A lawmaker from the ruling party condemned the recent massacre of 20 construction workers in Trubat district of Balochistan and said that ironically those killing innocent people in the province are called ‘estranged Baloch’ instead of ‘terrorists’.
“If those who kill people in the name of religion are terrorists, then why those who kill people in Balochistan are called ‘estranged Baloch’,” PML-N Senator Agha Shahbaz Khan Durrani questioned. “Such people are not worthy of being called Baloch,” he said while referring to a resolution of the Balochistan Assembly that endorsed his viewpoint.
Gunmen had stormed a labourers’ camp in the Gogdan area of Turbat on Saturday and methodically killed 20 workers and injured three others. The outlawed Baloch Liberation Front, led by Dr Allah Nazar, claimed credit for the mass killings. Nine Levies personnel deployed for the security of the camp fled the scene without putting up a fight. They were subsequently suspended and taken into custody.
Durrani, however, was not happy with that. He believes action should also be taken against senior officials of Levies and police. “Is the government waiting for another Army Public School-like carnage?
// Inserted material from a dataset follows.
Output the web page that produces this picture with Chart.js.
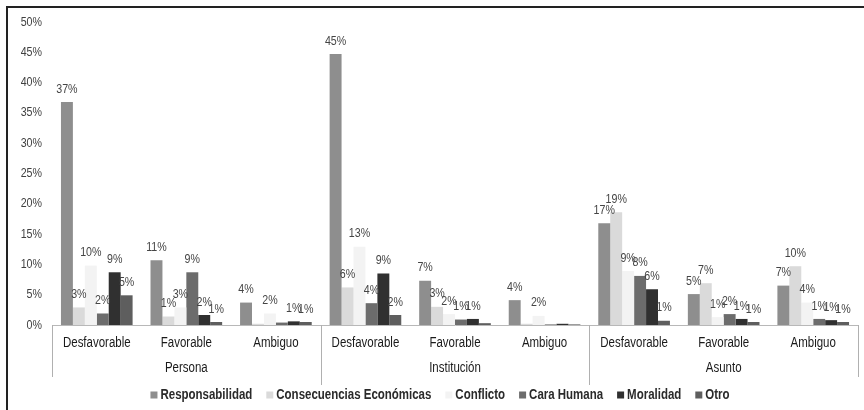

Why it is not taking steps to bring the volatile security situation under control?”
Other senators also sought details from the government of the steps it has taken to ensure no such incident takes place in the future. “Has this house [Senate] been formed to merely offer fateha?” questioned JUI-F Senator Talha Mehmood, while demanding the government brief the upper house of parliament on the security steps taken after the incident.
He added that security was thought to have improved in Balochistan over the past few months – but after the Turbat massacre people have started fleeing again.
The paramilitary Frontier Corps claimed on Tuesday that it has killed 13 militants – including perpetrators of the Turbat killings – in a raid in the barren mountains of the region.
PML-N Senator M Hamza, who is known for his independent opinion on different issues, questioned the killing of the ‘perpetrators of the Turbat massacre’. “Those who killed the workers have also been killed in a tit-for-tat action – but this is not appropriate?” He added that there was a judicial system in the country and the ‘killers’ should have been brought before the court of law.
BNP-M Senator Dr Jehanzeb Jamaldini, however, faulted the government and said that there was a need to investigate the factors that landed Balochistan into a security morass.
PPP Senator Farhatullah Babar said ‘kill and dump’ had become the fate of the people in Balochistan – but spy agencies did not allow a university [LUMS] to hold a seminar on the state of human rights in the province.
Senate Chairman Raza Rabbani asked the Minister of State for Interior Baleeghur Rehman to brief the house on the Turbat killings and directed leader of the house Raja Zafarul Haq to take up the matter of interference of the security agencies in an educational institution’s seminar with the Punjab chief minister. “Violating the sanctity of academic institutions is inappropriate,” he added.
Responding to a calling attention notice of ANP Senator Sitara Ayaz who claimed that NADRA had blocked CNICs of the Pukhtun community across the country, Baleeghur Rehman said, “NADRA has not blocked any CNIC on ethnic grounds.”
However, he said that CNICs issued during 2000-05 did not include biometric identification, and when these come for renewal, they are required to go through the verification process. He said those who have some link with Afghan families are asked to appear before the Joint Verification Cell [JVC] comprising officials from local administration, ISI, MI and IB. He said some people did not appear before the cell, due to which their cards were not renewed.
Published in The Express Tribune, April 15th, 2015.